The human actions convey a sense of struggle and imprisonment between nature, politics and belief, as well as raise questions about morality. Kárahnjúkar’s mechanics are featured prominently throughout, with one particularly climactic scene of an overhead shot of the dam, which is then promptly blown to smithereens by computer generation. Call it social activist catharsis.
However, the simple power of industrial dominance and political platitudes loses much of its weight as the filmmakers gratuitously throw in easy target shocker footage. For example, partly blurred but still very hardcore pornography, an open grave of guerrilla warfare casualties, a still of open caskets of dead Russians out of pogroms, and of course a shot of the first plane hitting the Twin Towers. Their flippant use of these images ends up feeling cheap, like lazy attempts to emotionally manipulate the viewer rather than produce meaningful content. As they try to increase the “power,” the real message gets convoluted.

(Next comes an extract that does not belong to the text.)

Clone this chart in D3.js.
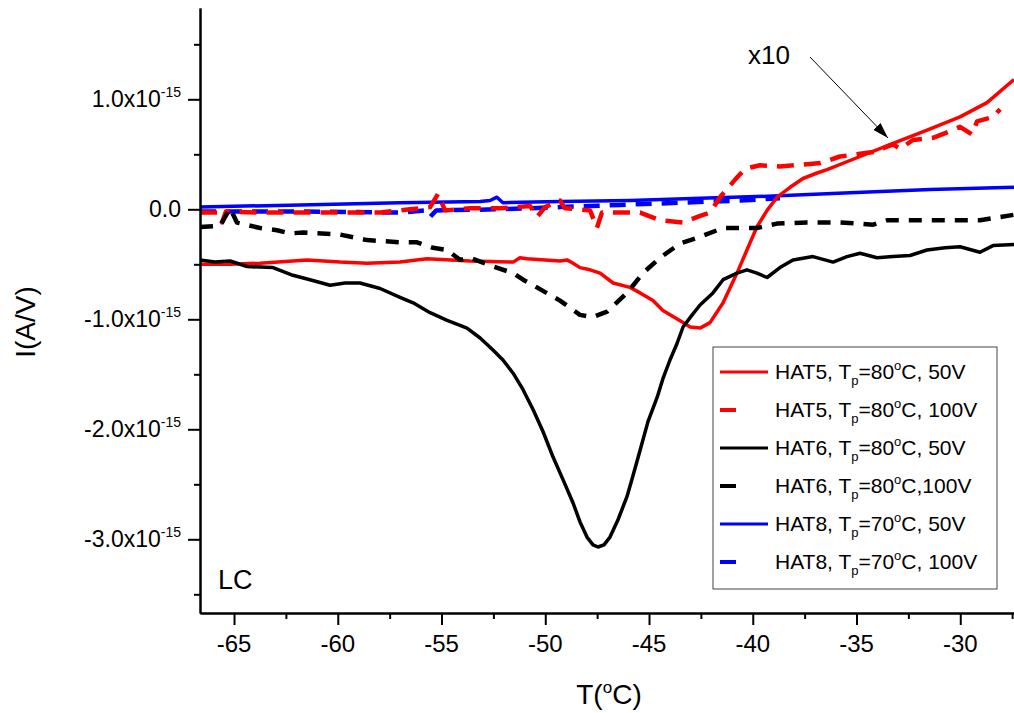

As “The End” appears on screen, one notices another room off to the left, delineated by clear plastic meat-locker curtains. Ominous green lighting oozes out over a curious apparatus covered with questionable black fluff. Entering the room reveals a mass of torn seagull feathers and skin strewn across a torture-device of a conveyor belt. The smell suddenly hits with a dry, sallow stench that goes straight for the back of the palate. “Do you smell that?” I turn and ask my cohort, raising my scarf over my face. “Of course,” she replies, backing out of the room. “It smells like one-thousand dead birds.”